Sonntag, 19. Juli 2009

X -  NEDEN???            “PROJEDİR !”                    28. 6. 2009 – Alm

 

       Sevgili okurlarım! Böyle bir kitabı yazmak düşüncemin başında ülkemdeki bir kâbusun nasıl son bulabilir ve gençlerimize yönelik bir ekmek kapısını nasıl aralarız düşüncesi ile bu işe koyuldum, yani bu mevzuda yazmayı kendimde bir görev saydım. Dünyamızın bir kriz dönemi yaşadığı hepimizce malum ekmeğin Arslanın karnına indiğini, yüksek öğrenim görmüş olan milyonlarca gencimizin atıl kalmış bunalım içine sürüklendiğini görmek beni ziyadasi ile üzmektedir, işte bu ahvalde acaba benimde nasıl bir katkım olur düşüncem bana bu şekilde bir çalışma yapmak sevdası yükledi. Yetmişimi aşmış bir delikanlı olarak bildik-lerimi mezara götürmem mi lâzım dedim, işte bu düşünce ile bir nebze faydam olurmu diyerek bu kitabımı yazmaya karar verdim.

 

       Sevgili okurlarım! Hemen ifade edeyim, günümüzde Futbol bütün dünyanın malûmu ki en büyük pastalardan birisi futbol dünyasında dönen paralardır, bizim gençlerimiz bundan neden istifade etmesinler diye düşünmem beni böyle bir teşebbüse sürükledi, ne katkım olur nasıl birşeyler öğretebilirim sebebi ise çok basit hemen anlatayım, meselâ dünya futbolunda şöyle bakalım, nereden isterseniz oradan bakalım, bugün Dünyanın her yerinde, her takımında, “NEDEN?” Brazilyalı futbolcular var ve joker görevi üstlenmişler? Düşünün bir kere sorarsanız cevap olarak mahallede öğreniyorlar arsalarda yetişiyor diyorlar ben buna inanmıyorum bense Brazilyanın bazı gizlemiş olduğu şeyler var diye düşünüyorum. Meselâ kaşık yapmanın bile bir püf noktası olduğunu bir ata sözümüz doğrular. “Ne demiş herkes kaşık yaparda sapını uyduramaz!” işte benim görüşüm buradadır yani bir püf noktası vardır, önce öğreteceksin ki istemeğe hakkın olsun diye düşünmekteyim. Meselâ bir “ver kaçın” püf noktası, bir top stop’unun püf noktası bunları halen bilmeyen ve yahut beceremeyen futbolcuların olduğu bir Arenada milyon dolarların bu gibi futbolculara ödendiği bir Arenada bizim bu işe bir katkımız olurmu, olursa ne kadar olur ile bu kitabı yazmaya karar verdim? Yanlız şuda varki bu iş sadece kitaplada olmaz diyorum bu bir Devlet politikası olarak görsel yayınla gençlere ulaşması gerekir, aksi halde sırf kitap ile noksan olur düşüncesindeyim. Çünkü bir ver kaçın nasıl önlenir varsiyonlarıda vardır, öğrenilmek mecburiyeti ancak görsel yayın ile anlatılır, aslında bu işe ulusal televizyonların yayın yapması gerekir Hükümetin bu yönde bir politikası olursa netice alınır diyorum.

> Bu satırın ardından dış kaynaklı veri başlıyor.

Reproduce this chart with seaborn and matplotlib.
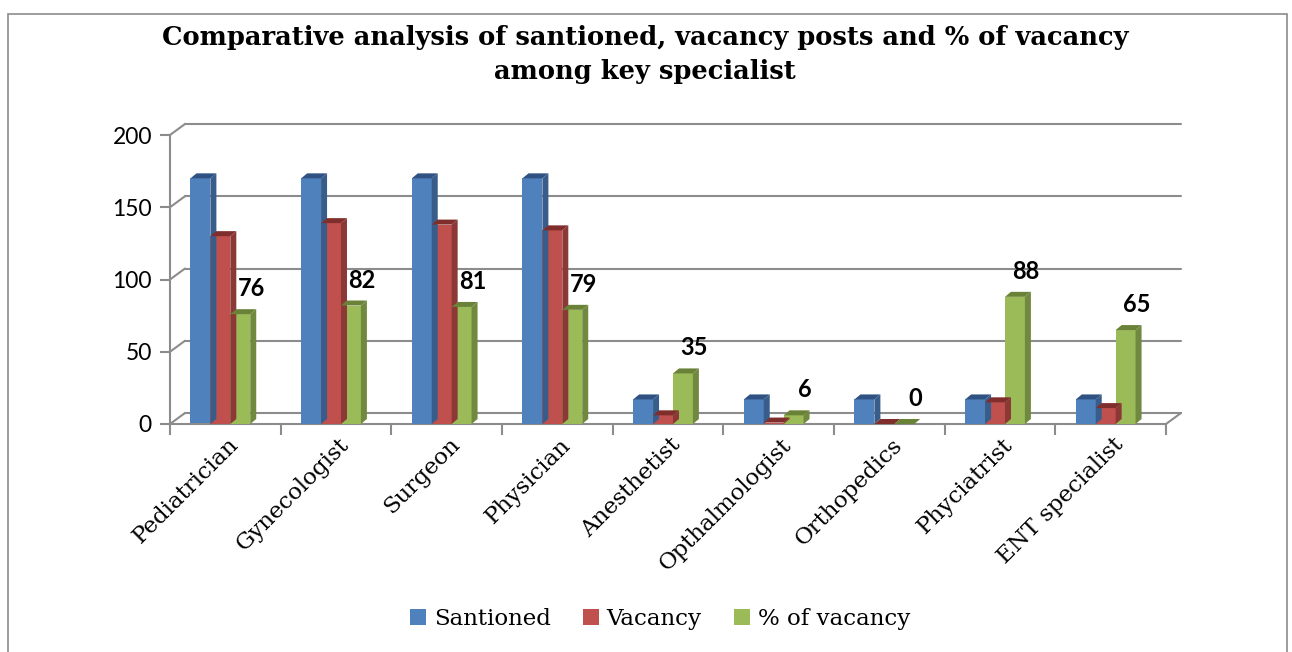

      Bakınız günümüzde dünya bir genel kriz yaşadığı halde futbolda astronomik paralar konuşulmaktadır, milyon dolarların uçuştuğu bu piyasada neden Türk geçleri istifade etmesinler? Bu ülkemiz için bir kriz yardımcısı olamazmı? Ben kendi olçülerimde bir nebze katkım olursa kendimi mutlu sayacağım, buna bazı teşebbüslerime rağmen şu ana kadar yetkililerden olumlu bir cevapta almış deği-lim, aslında üzülmüyorda değilim. Kafamda hep “ACABA’LAR?” yatıyor, ben diyorum nasıl birşeyler sunarımda Devletime, Devletimin gençlerine bir nebze faydam olur düşüncesi ile “PROJELER!” hazırlıyorum, 70 yaşını aşkın delikanlı gibi bilgisayarımın başında yazıyor yazıyorum. “ACABA DİYORUM ACABA”

PROJEDİR!

 

Devletin büyüklerine, Spor bakanlığına, Futbol Federasyonuna gönderilmek üzere hazırlanmıştır ve saygı ile sunulur.

 

1-) önce ifade edelim ki futbol günümüz dünyasında bir göz zevki,”TEMAŞA!”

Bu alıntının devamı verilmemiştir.